Disabilities come in countless forms and present an immense array of challenges that will be met only by a whole new era of creative thinking. “The New York City subway is a challenge for everyone, but mine begins with purchasing a ticket: I can’t reach the machines, even the accessible ones,” says Sinéad Burke, an Irish activist with dwarfism, who stands three feet, five inches tall. Burke can tick off the frustrations she encounters every few minutes of every day: the bank tellers who can’t see her, the maître d’ who mistakes her for a child, the passersby who shout rude jokes, the innumerable times she has to ask total strangers for help.

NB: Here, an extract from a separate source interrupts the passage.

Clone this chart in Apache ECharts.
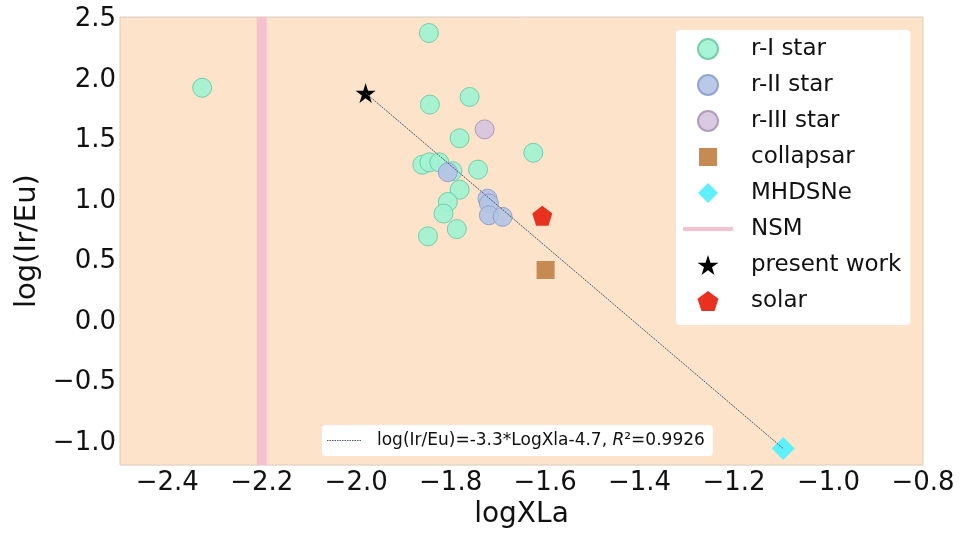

“My idyll would be to have the same independence you do, and have that so deeply ingrained in me,” she says. But people can adapt more quickly than buildings, buses, and streets. “When design is flawed, it’s an intergenerational project to fix it. In the interim we can deal with it through changes in the culture. We need to find a way of amplifying the voices of those who need assistance or would like to have the option of declining it.” Burke suggests that people with disabilities might, for instance, wear an instantly recognizable badge that would signal to passengers on a subway car, for instance, that they might offer to give up their seat. (That’s if they can get on the car at all.)

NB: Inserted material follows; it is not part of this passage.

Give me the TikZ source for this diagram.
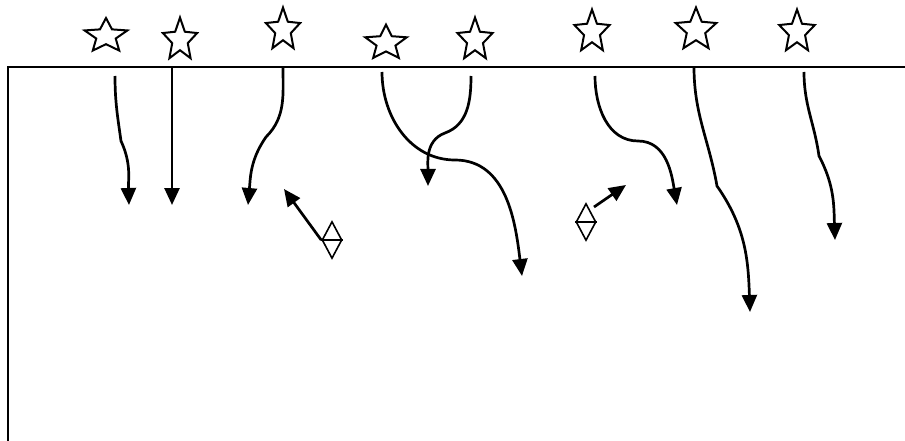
\documentclass[tikz,border=0pt]{standalone}
\usepackage{amsmath}
\usepackage{tikz}
\usetikzlibrary{positioning, arrows.meta, shapes.geometric}

\begin{document}
\begin{tikzpicture}[x=1pt,y=1pt,->,>={Triangle[length=17pt,width=15pt]},line width=2.7pt]
\tikzstyle{starmark}=[star,star points=5,star point ratio=2.2,draw=black,fill=white,line width=2pt,minimum size=45pt,inner sep=0pt,transform shape,-]
\tikzstyle{split}=[diamond,draw=black,line width=1.6pt,minimum width=20pt,minimum height=37pt,inner sep=0pt,-]
\useasboundingbox (0,0) rectangle (905,-441);
\draw[-,line width=2pt] (8,-441) -- (8,-67) -- (905,-67);

\node[starmark,xscale=1.0,yscale=0.8] (S1) at (106,-36) {};
\node[starmark,xscale=0.8] (S2) at (180,-40) {};
\node[starmark,xscale=0.8] (S3) at (283,-30) {};
\node[starmark,xscale=0.97,yscale=0.82] (S4) at (386,-43) {};
\node[starmark,xscale=0.82] (S5) at (475,-40) {};
\node[starmark,xscale=0.82] (S6) at (592,-32) {};
\node[starmark,xscale=0.95] (S7) at (696,-30) {};
\node[starmark,xscale=0.83] (S8) at (797,-32) {};

\node[split] (D1) at (332,-240) {};
\node[split] (D2) at (586,-222) {};
\draw[-,line width=1.6pt] (D1.west) -- (D1.east);
\draw[-,line width=1.6pt] (D2.west) -- (D2.east);

\coordinate (P1) at (115,-76);  \coordinate (Q1) at (121,-141); \coordinate (R1) at (129,-205);
\coordinate (P2) at (172,-67);  \coordinate (R2) at (172,-205);
\coordinate (P3) at (283,-67);  \coordinate (Q3) at (266,-137); \coordinate (R3) at (248,-205);
\coordinate (P4) at (382,-72);  \coordinate (Q4) at (455,-160); \coordinate (R4) at (522,-276);
\coordinate (P5) at (471,-76);  \coordinate (Q5) at (445,-133); \coordinate (R5) at (428,-186);
\coordinate (P6) at (595,-76);  \coordinate (Q6) at (638,-141); \coordinate (R6) at (677,-205);
\coordinate (P7) at (694,-67);  \coordinate (Q7) at (717,-186); \coordinate (R7) at (750,-312);
\coordinate (P8) at (804,-72);  \coordinate (Q8) at (819,-156); \coordinate (R8) at (835,-240);
\coordinate (R9) at (284,-189);
\coordinate (P10) at (594,-207); \coordinate (R10) at (626,-185);

\draw (P1) to[out=-90,in=98] (Q1) to[out=-65,in=92] (R1);
\draw (P2) -- (R2);
\draw (P3) to[out=-90,in=45] (Q3) to[out=-125,in=85] (R3);
\draw (P4) to[out=-90,in=180] (Q4) to[out=0,in=97] (R4);
\draw (P5) to[out=-90,in=20] (Q5) to[out=200,in=90] (R5);
\draw (P6) to[out=-90,in=180] (Q6) to[out=0,in=100] (R6);
\draw (P7) to[out=-90,in=100] (Q7) to[out=-55,in=92] (R7);
\draw (P8) to[out=-90,in=98] (Q8) to[out=-62,in=92] (R8);
\draw (D1.west) -- (R9);
\draw (P10) -- (R10);
\end{tikzpicture}
\end{document}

Burke says that the culture is changing, and the “intergenerational project” of redesigning cities for everyone has already begun. A combination of technology, activism, litigation, and resourcefulness is dragging the business of building into an era of more empathic design. Some designs cater to particular populations, such as people with autism or Alzheimer’s. The state of the art in inclusive architecture is probably the Musholm Sports Center in Denmark, where every detail is geared to helping people with physiques of every variety move, play, and sweat.
But it will take some fundamental changes in attitude and education. Instead of resenting the demands of the disabled as roadblocks, architects can and should treat them as sources of inspiration. They might, for example, sign on to the goals of universal design, which is based on the principle that making a place more practical for some winds up making it more convivial for all.

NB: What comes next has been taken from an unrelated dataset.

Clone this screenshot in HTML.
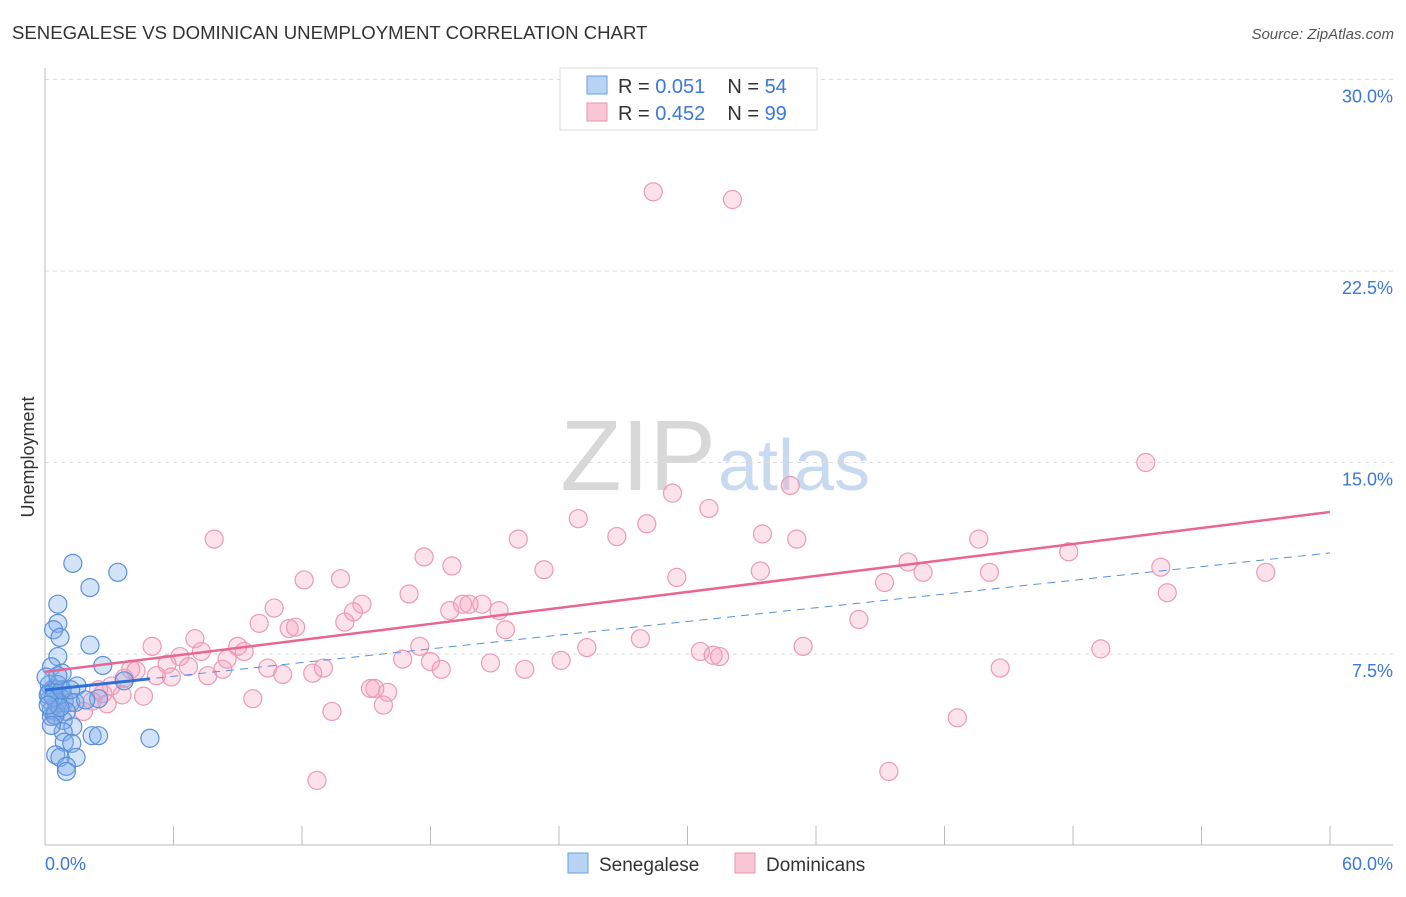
<!DOCTYPE html>
<html><head><meta charset="utf-8"><style>
body{margin:0;background:#fff;font-family:"Liberation Sans",sans-serif;}
svg text{font-family:"Liberation Sans",sans-serif;}
</style></head><body>
<svg id="chart" width="1406" height="892" xmlns="http://www.w3.org/2000/svg">
<text x="12" y="39" font-size="18.6" fill="#333">SENEGALESE VS DOMINICAN UNEMPLOYMENT CORRELATION CHART</text>
<text x="1394" y="39" font-size="15" fill="#555" text-anchor="end" font-style="italic">Source: ZipAtlas.com</text>
<text x="716" y="490" font-size="100" text-anchor="end" fill="#d8d8d8" font-family="Liberation Serif,serif">ZIP</text>
<text x="718" y="490" font-size="72" fill="#c8daf0">atlas</text>
<g id="grid"></g><g id="axes"></g><g id="pts"></g><g id="trends"></g>
<text transform="translate(34,457) rotate(-90)" font-size="18" fill="#333" text-anchor="middle">Unemployment</text>
<g>
<rect x="560" y="68" width="257" height="62" fill="#fff" stroke="#ddd"/>
<rect x="587" y="76" width="20" height="18" fill="#b8d4f4" stroke="#6a9ee0"/>
<rect x="587" y="103" width="20" height="18" fill="#f9c6d6" stroke="#ea93b0"/>
<text x="618" y="93" font-size="20" fill="#333">R = <tspan fill="#3b78d8">0.051</tspan><tspan dx="22">N = </tspan><tspan fill="#3b78d8">54</tspan></text>
<text x="618" y="120" font-size="20" fill="#333">R = <tspan fill="#3b78d8">0.452</tspan><tspan dx="22">N = </tspan><tspan fill="#3b78d8">99</tspan></text>
</g>
<g>
<rect x="568" y="853" width="20" height="20" fill="#b8d4f4" stroke="#6a9ee0"/>
<text x="599" y="871" font-size="19" fill="#333">Senegalese</text>
<rect x="735" y="853" width="20" height="20" fill="#f9c6d6" stroke="#ea93b0"/>
<text x="766" y="871" font-size="19" fill="#333">Dominicans</text>
</g>
</svg>
<script>
const yTicks=[7.5,15,22.5,30];
const yTickLabels=["7.5%","15.0%","22.5%","30.0%"];
const xTickVals=[0,6,12,18,24,30,36,42,48,54,60];
const xEndLabels=["0.0%","60.0%"];
const pinkX=[28.4,32.1,51.4,34.8,29.3,31.0,24.9,28.1,26.7,22.1,33.5,35.1,43.6,7.9,17.7,19.0,23.3,47.8,40.3,33.4,29.5,41.0,44.1,52.1,57.0,39.2,12.1,13.8,17.0,52.4,10.7,14.8,14.4,18.9,19.5,19.8,20.4,21.2,14.0,10.0,11.4,11.7,21.5,38.0,5.0,7.0,9.0,9.3,17.5,27.8,25.3,35.4,30.6,31.2,31.5,49.3,6.3,7.3,8.5,5.7,6.7,4.0,4.25,10.4,11.1,13.0,12.5,16.7,18.0,18.5,20.8,22.4,24.1,44.6,7.6,8.3,5.9,5.2,3.7,3.1,2.5,2.7,3.6,4.6,2.2,0.9,1.8,2.9,9.7,15.2,15.4,16.0,15.8,13.4,42.6,12.7,39.4,0.5,0.7];
const pinkY=[25.6,25.3,15.0,14.1,13.8,13.2,12.8,12.6,12.1,12.0,12.2,12.0,12.0,12.0,11.3,10.95,10.8,11.5,11.1,10.75,10.5,10.7,10.7,10.9,10.7,10.3,10.4,10.45,9.85,9.9,9.3,9.45,9.15,9.2,9.45,9.45,9.45,9.2,8.75,8.7,8.5,8.55,8.45,8.85,7.8,8.1,7.8,7.6,7.8,8.1,7.75,7.8,7.6,7.45,7.4,7.7,7.4,7.6,7.3,7.1,7.0,6.9,6.85,6.95,6.7,6.95,6.75,7.3,7.2,6.9,7.15,6.9,7.25,6.95,6.65,6.9,6.6,6.65,6.55,6.25,6.1,5.95,5.9,5.85,5.65,5.6,5.25,5.55,5.75,6.15,6.15,6.0,5.5,5.25,5.0,2.55,2.9,5.1,5.8];
const blueX=[1.3,3.4,2.1,0.6,0.6,0.4,0.7,2.1,0.6,2.7,0.3,0.8,3.7,1.5,0.4,0.2,0.65,0.9,1.2,0.55,1.4,2.5,0.2,0.3,0.5,0.3,1.0,0.85,1.3,0.85,0.9,1.25,2.2,2.5,4.9,0.5,1.45,0.7,1.0,1.0,0.2,0.45,0.15,0.4,0.6,0.05,0.8,0.45,0.7,0.15,0.3,1.2,1.9,0.6];
const blueY=[11.05,10.7,10.1,9.45,8.7,8.45,8.15,7.85,7.4,7.05,7.0,6.75,6.45,6.25,6.15,6.0,5.9,5.7,5.6,5.55,5.6,5.75,5.7,5.3,5.25,5.05,5.25,4.9,4.65,4.45,4.05,4.0,4.3,4.3,4.2,3.55,3.45,3.45,3.1,2.9,6.3,6.1,5.9,5.8,6.3,6.6,6.1,5.1,5.4,5.5,4.7,6.1,5.7,6.65];
const pinkTrend=[6.8,13.06];
const blueTrend=[6.09,11.46];
const blueSolidEnd=4.9;

const NS="http://www.w3.org/2000/svg";
const xS=v=>45+v/60*1285;
const yS=v=>845.5-v/7.5*191.5;
function mk(tag,attrs,parent){const e=document.createElementNS(NS,tag);for(const k in attrs)e.setAttribute(k,attrs[k]);document.getElementById(parent).appendChild(e);return e;}
yTicks.forEach((t,i)=>{
  const l=mk('line',{x1:45,x2:1393,y1:yS(t),y2:yS(t),stroke:'#ddd','stroke-dasharray':'4,4'},'grid');
  
  
  const tx=mk('text',{x:1393,y:yS(t)+23,'font-size':18,fill:'#3b78d8','text-anchor':'end'},'grid');
  tx.textContent=yTickLabels[i];
  
  
});
const ax=mk('line',{x1:45,x2:45,y1:68,y2:845,stroke:'#bbb'},'axes');


const bx=mk('line',{x1:45,x2:1393,y1:845,y2:845,stroke:'#bbb'},'axes');


xTickVals.forEach(v=>{
  const t=mk('line',{x1:xS(v),x2:xS(v),y1:826,y2:845,stroke:'#bbb'},'axes');
  
  
});
const xl0=mk('text',{x:45,y:870,'font-size':18,fill:'#3b78d8'},'axes');xl0.textContent=xEndLabels[0];


const xl1=mk('text',{x:1393,y:870,'font-size':18,fill:'#3b78d8','text-anchor':'end'},'axes');xl1.textContent=xEndLabels[1];


pinkX.forEach((x,i)=>{
  const c=mk('circle',{cx:xS(x),cy:yS(pinkY[i]),r:9,fill:'rgba(244,160,190,0.3)',stroke:'#eb9ab6','stroke-width':1.2},'pts');
  
  
});
blueX.forEach((x,i)=>{
  const c=mk('circle',{cx:xS(x),cy:yS(blueY[i]),r:9,fill:'rgba(130,175,235,0.35)',stroke:'#5b8fd9','stroke-width':1.2},'pts');
  
  
});
const bd=mk('line',{x1:xS(0),y1:yS(blueTrend[0]),x2:xS(60),y2:yS(blueTrend[1]),stroke:'#5b8fd9','stroke-width':1,'stroke-dasharray':'8,6'},'trends');


const bsY=blueTrend[0]+(blueTrend[1]-blueTrend[0])*blueSolidEnd/60;
const bs=mk('line',{x1:xS(0),y1:yS(blueTrend[0]),x2:xS(blueSolidEnd),y2:yS(bsY),stroke:'#2f6fd6','stroke-width':3},'trends');


const pt=mk('line',{x1:xS(0),y1:yS(pinkTrend[0]),x2:xS(60),y2:yS(pinkTrend[1]),stroke:'#e8668f','stroke-width':2.5},'trends');


</script>
</body></html>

“Most designers have a negative attitude towards accessibility,” says Lisa Switkin, a senior principal at the ubiquitous landscape design firm Field Operations. “They think of it as something you have to do, using as little square footage as possible. For us, it’s part of the design philosophy. When you really know the rules, you can integrate them into the geometry of the space.” At Tongva Park in Santa Monica, Switkin’s firm sculpted a new topography: Gently rising pathways wind their way past an artificial waterfall and cactus beds, up to a romantic lookout over the Pacific Ocean. The result is not just a terrain that virtually everyone can navigate but a slow, contemplative trajectory that packs a lot of experience into a limited number of acres. The park’s success makes it clear that design has a central role to play in breaking down the way society sorts and segregates. When I ask Burke what she would say to a roomful of architects, she has an instant response: “Make accessibility beautiful.”